Data governance is the strategic program that defines the roles, rules, processes and best practices an organization should follow to ensure the safety, quality and proper use of data. Data governance provides a blueprint of controls to guarantee effective management of data at the enterprise level. The inputs to data governance are standard IT community best practices, as well as corporate, industry-specific and governmental regulatory framework specifications. The program is a joint business and IT initiative with both departments playing equally important roles. Data governance policies primarily focus on business outcomes. They are technology-agnostic controls that have universal application across the organization. The main players and their responsibilities on the data governance team.

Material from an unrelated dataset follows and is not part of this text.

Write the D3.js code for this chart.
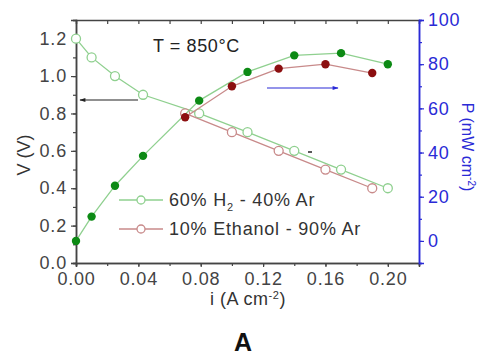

There is one common factor primarily responsible for the success of any business or technical initiative: the quality of the data governance team tasked with achieving the project's goals. Well-defined goals. The first step is to create a data governance program charter that defines the scope, objectives and goals the data governance team will achieve. The charter also documents the team's makeup, including roles, responsibilities and authorities. The data governance team will use the program charter to educate the organization on its enterprise-wide goals, activities and responsibilities. Good communication. Not all decisions on data governance are easy. The team will face many challenges that have several potential solutions. Each person must feel comfortable expressing their opinions. Additionally, team members need to effectively articulate the benefits of good data governance to other personnel. From operational support technicians to the C-suite, data governance teams must obtain buy-in from their fellow employees to be successful. The team must realize many recommendations will lead to an increase in workloads at all operational levels and be able to communicate why the increase is necessary. Passion for data governance. Each team member becomes an evangelist for good data governance. Marketing the benefits of good data governance has a much greater chance of obtaining enterprise-wide buy-in than a dictatorial approach. Additionally, implementing a data governance framework is challenging. Team members need to be resilient to overcome the challenges, delays and setbacks of implementation. The right people with the right skills. Data governance specialists are often challenging to find and can be expensive, but that doesn't prevent you from promoting one. Identify personnel who express an interest and provide them with the time and training to learn all about data governance. You can build the team based on budgetary constraints and the employee assets you have available. Effectively utilize internal and external resources. A data governance team needs to establish strong relationships with data management and business units, as business personnel provide critical insights to create data usage and control policies.